The Black Maria's impact was profound and multifaceted. It established a series of precedents that would define filmmaking for the next century:

  • The Film Studio: It was the prototype for the “dream factory,” a controlled environment designed exclusively for the production of motion pictures. It separated filmmaking from the chaos of the outside world, turning it into an industrial process.
  • The Production Model: The system of bringing performers to a fixed location to be recorded by a stationary camera against a prepared background became the standard model for studio production for decades.
  • The First Film Genres: The shorts produced in the Black Maria established the earliest cinematic genres: the performance film (dancers, strongmen), the actuality (Fred Ott's Sneeze), the sports film (boxing matches), and the special effects “trick film” (The Execution of Mary, Queen of Scots).
  • The Movie Star: By capturing the charisma and talent of performers like Annabelle Moore and Eugen Sandow and distributing their images far and wide, the Black Maria created the very concept of the movie star—a personality whose fame exists through their celluloid reproduction.
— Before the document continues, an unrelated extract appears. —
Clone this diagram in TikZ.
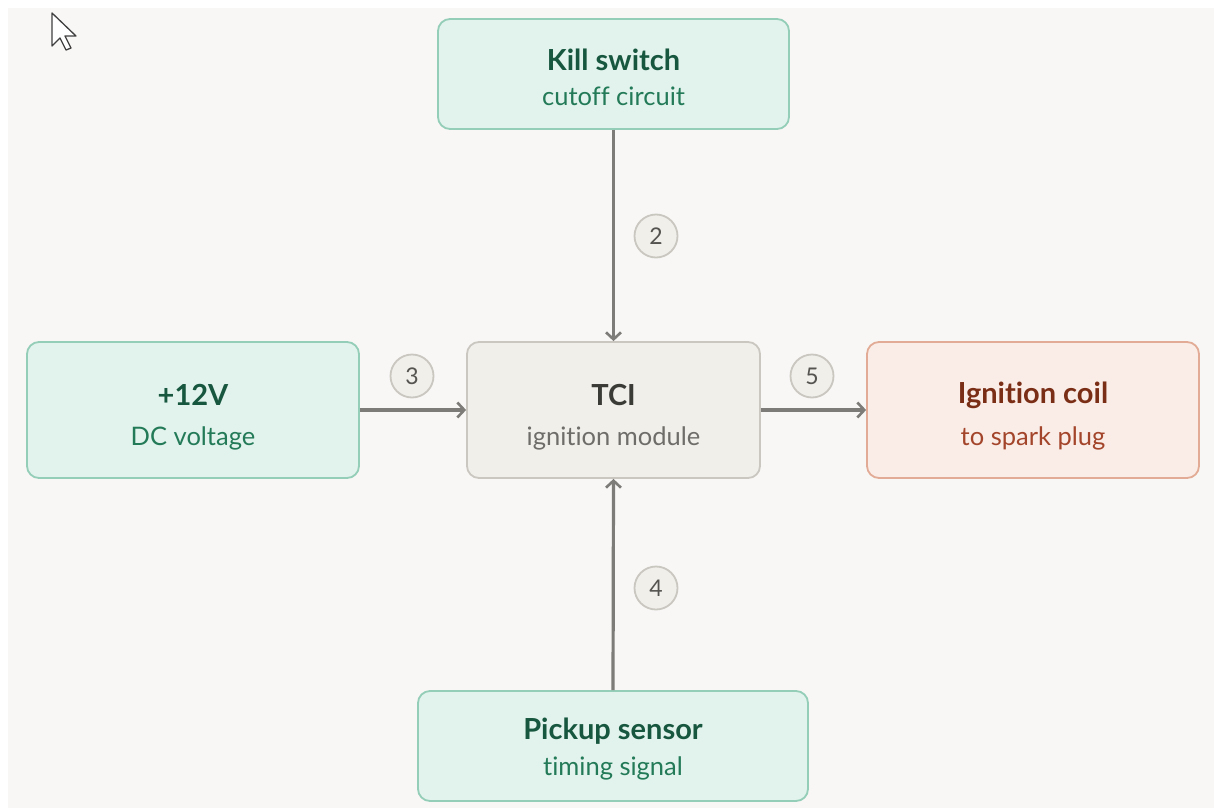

The Black Maria's legacy is a story of technological evolution. The core problems it was built to solve—lighting the scene, controlling the environment, and framing the action—remain the fundamental challenges of cinematography today. The solution of a retractable roof and a rotating base was a brilliant, low-tech answer to the problem of inadequate lighting. Today's filmmakers solve the same problem with massive, computer-controlled lighting rigs, but the principle of illuminating a subject within a controlled space remains unchanged. The black, non-reflective walls of the Black Maria are the primitive ancestor of the modern soundstage's carefully treated acoustic panels and green screens. Culturally, the studio represents the moment when the mechanical gaze of the camera was turned upon human performance for the purpose of mass entertainment. It was the beginning of a new way of seeing and a new way of being seen, a cultural shift whose consequences continue to unfold in our age of ubiquitous cameras and digital celebrity.

By the mid-20th century, the significance of the forgotten shack was finally recognized. The story of the humble birthplace of cinema had become a foundational myth for Hollywood. In 1954, a meticulous, fully functional replica of the Black Maria was constructed on the grounds of the Edison National Historical Park in West Orange, near the site of the original. Today, this replica stands as a powerful symbol. Visitors can step inside, feel the cramped dimensions, see the track on which it rotates, and imagine the heat and the noise as Dickson cranked the Kinetograph. The Black Maria has completed its life cycle: from a pragmatic idea in Edison's mind, to a functional piece of industrial equipment, to a neglected relic, and finally, to a revered historical icon. It is a testament to the fact that the most revolutionary changes in human history often begin not in palaces or cathedrals, but in humble, tar-paper shacks, born from a simple, audacious dream to make pictures move.